Parents "don't have to monitor everything that's on there (Ameba), because they know that everything that's on there is geared toward children," Havelka said. The service's website is: www.amebatv.com.
"Five years ago we had it so the parent would become the programmer. Children would then choose from that selection. Parents knew that everything was within their social and moral values. But it turned out they didn't have the time. So we started parsing out the content," he noted.
"We talked to rights holders from around the world," Havelka told CNS. "Most of them buy in right away. We pump up to almost 25 million devices in the U.S. and Canada, so it gives them a great reach. We don't curate a library. We deal with professionals. We don't deal with content providers who work in their backyard," so a random, camcorder-shot birthday party video is not going to appear on the service.
Havelka talks in terms of the "10-foot experience" (TV), the "four-foot experience" (computers) and the "two-foot experience" (tablets). Ameba can be hooked up to each of them, even a tube TV, he said. Ameba also can be accessed through Roku and Xbox devices, signing up a thousand new users a day via Xbox since the deal was inked last year, Havelka added.
Ameba "knows" what children like and don't like based on their previous choices and can suggest similar content.
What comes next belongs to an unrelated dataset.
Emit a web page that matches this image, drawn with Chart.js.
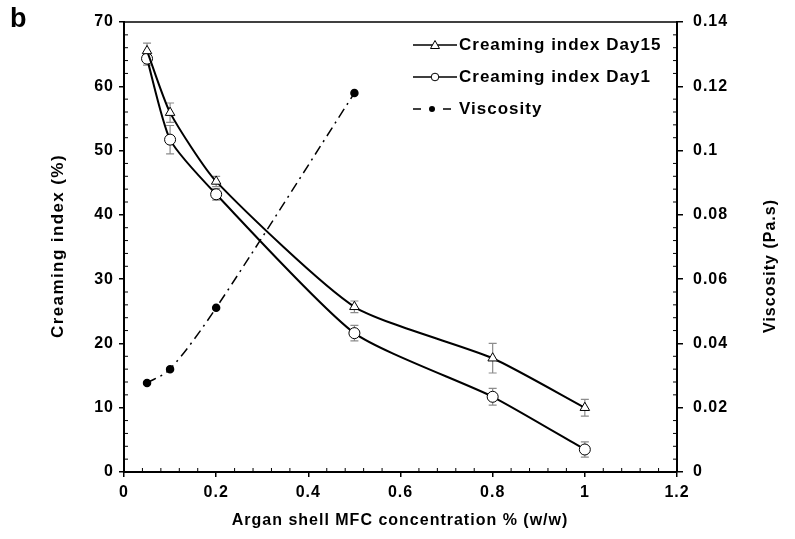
<!DOCTYPE html>
<html>
<head>
<meta charset="utf-8">
<script src="https://cdn.jsdelivr.net/npm/chart.js@4.4.1/dist/chart.umd.min.js"></script>
<style>
  html, body { margin: 0; padding: 0; background: #fff; }
</style>
</head>
<body>
<canvas id="chart" width="795" height="539"></canvas>
<script>
// values
const concentration = [0.05, 0.1, 0.2, 0.5, 0.8, 1];
const creamDay15 = [65.5, 55.9, 45.2, 25.7, 17.7, 10.0];
const creamDay15Err = [1.2, 1.5, 0.8, 0.9, 2.3, 1.3];
const creamDay1 = [64.3, 51.7, 43.2, 21.6, 11.7, 3.5];
const creamDay1Err = [1.0, 2.2, 0.9, 1.2, 1.3, 1.2];
const viscConcentration = [0.05, 0.1, 0.2, 0.5];
const viscosity = [0.0277, 0.032, 0.0511, 0.1179];

const xTicks = [0, 0.2, 0.4, 0.6, 0.8, 1, 1.2];
const leftTicks = [0, 10, 20, 30, 40, 50, 60, 70];
const rightTicks = [0, 0.02, 0.04, 0.06, 0.08, 0.1, 0.12, 0.14];

const FONT = '"Liberation Sans", Arial, Helvetica, sans-serif';
const SPACING = '1px';

function toPoints(xs, ys) {
  return xs.map((x, i) => ({ x: x, y: ys[i] }));
}

// error bars behind the markers
const errorBars = {
  id: 'errorBars',
  beforeDatasetsDraw(chart) {
    const { ctx, scales } = chart;
    ctx.save();
    ctx.strokeStyle = '#8c8c8c';
    ctx.lineWidth = 1.2;
    [[creamDay15, creamDay15Err], [creamDay1, creamDay1Err]].forEach(([vals, errs]) => {
      vals.forEach((v, i) => {
        const x = scales.x.getPixelForValue(concentration[i]);
        const lo = scales.y.getPixelForValue(v - errs[i]);
        const hi = scales.y.getPixelForValue(v + errs[i]);
        ctx.beginPath();
        ctx.moveTo(x, lo); ctx.lineTo(x, hi);
        ctx.moveTo(x - 4, lo); ctx.lineTo(x + 4, lo);
        ctx.moveTo(x - 4, hi); ctx.lineTo(x + 4, hi);
        ctx.stroke();
      });
    });
    ctx.restore();
  }
};

// letter spacing, minor ticks, top frame, titles and legend
const decorations = {
  id: 'decorations',
  beforeDraw(chart) {
    chart.ctx.letterSpacing = SPACING;
  },
  afterDraw(chart) {
    const { ctx, chartArea, scales } = chart;
    const { left, right, top, bottom } = chartArea;
    ctx.save();
    ctx.strokeStyle = '#000';
    ctx.lineWidth = 1.5;

    // top frame line
    ctx.beginPath();
    ctx.moveTo(left, top); ctx.lineTo(right, top);
    ctx.stroke();

    // minor ticks, pointing inward
    ctx.lineWidth = 1;
    ctx.beginPath();
    for (let k = 1; k < 30; k++) {
      if (k % 5 === 0) continue;
      const x = scales.x.getPixelForValue(k * 0.04);
      ctx.moveTo(x, bottom); ctx.lineTo(x, bottom - 4);
    }
    for (let k = 1; k < 35; k++) {
      if (k % 5 === 0) continue;
      const y = scales.y.getPixelForValue(k * 2);
      ctx.moveTo(left, y); ctx.lineTo(left + 4, y);
      const y2 = scales.y2.getPixelForValue(k * 0.004);
      ctx.moveTo(right, y2); ctx.lineTo(right - 4, y2);
    }
    ctx.stroke();

    // axis titles
    ctx.fillStyle = '#000';
    ctx.font = 'bold 16px ' + FONT;
    ctx.textAlign = 'center';
    ctx.textBaseline = 'middle';
    ctx.fillText('Argan shell MFC concentration % (w/w)', 400, 521);

    ctx.save();
    ctx.font = 'bold 17px ' + FONT;
    ctx.letterSpacing = '1.4px';
    ctx.translate(58, 246);
    ctx.rotate(-Math.PI / 2);
    ctx.fillText('Creaming index (%)', 0, 0);
    ctx.restore();

    ctx.save();
    ctx.translate(771, 266);
    ctx.rotate(-Math.PI / 2);
    ctx.fillText('Viscosity (Pa.s)', 0, 0);
    ctx.restore();

    // panel letter
    ctx.textAlign = 'left';
    ctx.textBaseline = 'alphabetic';
    ctx.font = 'bold 27px ' + FONT;
    ctx.fillText('b', 10, 27);

    // legend
    const lx0 = 413, lx1 = 457, mx = 435, tx = 459;
    const rows = [45, 77, 109];
    ctx.font = 'bold 17px ' + FONT;
    ctx.letterSpacing = '1px';
    ctx.textBaseline = 'middle';
    ctx.lineWidth = 1.5;

    ctx.beginPath();
    ctx.moveTo(lx0, rows[0]); ctx.lineTo(lx1, rows[0]);
    ctx.moveTo(lx0, rows[1]); ctx.lineTo(lx1, rows[1]);
    ctx.stroke();

    ctx.lineWidth = 1;
    ctx.fillStyle = '#fff';
    ctx.beginPath();
    ctx.moveTo(mx, rows[0] - 4.5);
    ctx.lineTo(mx + 4.5, rows[0] + 3.5);
    ctx.lineTo(mx - 4.5, rows[0] + 3.5);
    ctx.closePath();
    ctx.fill(); ctx.stroke();
    ctx.beginPath();
    ctx.arc(mx, rows[1], 3.8, 0, Math.PI * 2);
    ctx.fill(); ctx.stroke();

    ctx.lineWidth = 1.5;
    ctx.beginPath();
    ctx.moveTo(413, rows[2]); ctx.lineTo(421, rows[2]);
    ctx.moveTo(443, rows[2]); ctx.lineTo(451, rows[2]);
    ctx.stroke();
    ctx.fillStyle = '#000';
    ctx.beginPath();
    ctx.arc(432, rows[2], 3, 0, Math.PI * 2);
    ctx.fill();

    ctx.fillText('Creaming index Day15', tx, rows[0]);
    ctx.fillText('Creaming index Day1', tx, rows[1]);
    ctx.fillText('Viscosity', tx, rows[2]);
    ctx.restore();
  }
};

Chart.defaults.font.family = FONT;
Chart.defaults.font.weight = 'bold';
Chart.defaults.font.size = 16;
Chart.defaults.color = '#000';

new Chart(document.getElementById('chart'), {
  type: 'scatter',
  data: {
    datasets: [
      {
        label: 'Creaming index Day15',
        data: toPoints(concentration, creamDay15),
        showLine: true,
        borderColor: '#000',
        borderWidth: 2,
        tension: 0.2,
        pointStyle: 'triangle',
        pointRadius: 5.5,
        pointBackgroundColor: '#fff',
        pointBorderColor: '#000',
        pointBorderWidth: 1,
        yAxisID: 'y'
      },
      {
        label: 'Creaming index Day1',
        data: toPoints(concentration, creamDay1),
        showLine: true,
        borderColor: '#000',
        borderWidth: 2,
        tension: 0.2,
        pointStyle: 'circle',
        pointRadius: 5.5,
        pointBackgroundColor: '#fff',
        pointBorderColor: '#000',
        pointBorderWidth: 1,
        yAxisID: 'y'
      },
      {
        label: 'Viscosity',
        data: toPoints(viscConcentration, viscosity),
        showLine: true,
        borderColor: '#000',
        borderWidth: 1.5,
        borderDash: [10, 5, 2, 5],
        tension: 0.3,
        pointStyle: 'circle',
        pointRadius: 3.5,
        pointBackgroundColor: '#000',
        pointBorderColor: '#000',
        yAxisID: 'y2'
      }
    ]
  },
  options: {
    responsive: false,
    animation: false,
    layout: { padding: { top: 22, left: 0, right: 0, bottom: 0 } },
    plugins: {
      legend: { display: false },
      tooltip: { enabled: false }
    },
    scales: {
      x: {
        type: 'linear',
        min: 0,
        max: 1.2,
        afterBuildTicks: s => { s.ticks = xTicks.map(v => ({ value: v })); },
        afterFit: s => { s.height = 67; },
        ticks: { padding: 6, callback: v => String(v) },
        grid: { drawOnChartArea: false, tickLength: 5, color: '#000', lineWidth: 1.5 },
        border: { color: '#000', width: 2 }
      },
      y: {
        type: 'linear',
        position: 'left',
        min: 0,
        max: 70,
        afterBuildTicks: s => { s.ticks = leftTicks.map(v => ({ value: v })); },
        afterFit: s => { s.width = 124; },
        ticks: { padding: 5, callback: v => String(v) },
        grid: { drawOnChartArea: false, tickLength: 5, color: '#000', lineWidth: 1.5 },
        border: { color: '#000', width: 2 }
      },
      y2: {
        type: 'linear',
        position: 'right',
        min: 0,
        max: 0.14,
        afterBuildTicks: s => { s.ticks = rightTicks.map(v => ({ value: v })); },
        afterFit: s => { s.width = 118; },
        ticks: { padding: 10, callback: v => String(v) },
        grid: { drawOnChartArea: false, tickLength: 6, color: '#000', lineWidth: 1.5 },
        border: { color: '#000', width: 2 }
      }
    }
  },
  plugins: [errorBars, decorations]
});
</script>
</body>
</html>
If you have more than one child, Ameba will gear content suggestions for, say, an 8-year-old girl instead of her 11-year-old brother once she logs in.
Teachers and home-schooling parents have also taken to Ameba to select and show educational content to students. "There's a lot of programming that's in line with the curriculum that's being taught in schools right now," Havelka said, even as schools spend to upgrade technology before acquiring content to maximize its potential.
Ameba is hardly the only entrant in this field. Netflix has an app for iOS and Android users which, like Ameba, can accommodate multiple user profiles. Nickelodeon has both the Nick and Nick Jr. apps, and Cartoon Network has its own app as well. You'd have to be a cable subscriber to successfully "authenticate" the app.
Parents would have to steer away kids away from any "Adult Swim" content that might crop up on Cartoon Network's app. Nick Jr. has the ever-popular "Dora the Explorer" available on its app as well as some original content. As for Nick, I've found that the commercially supported cable channel's fare is coarser than that of its competitor Disney Channel, which takes its pound of flesh in fees up front from the cable franchise, which in turn marks up subscribers' monthly bills.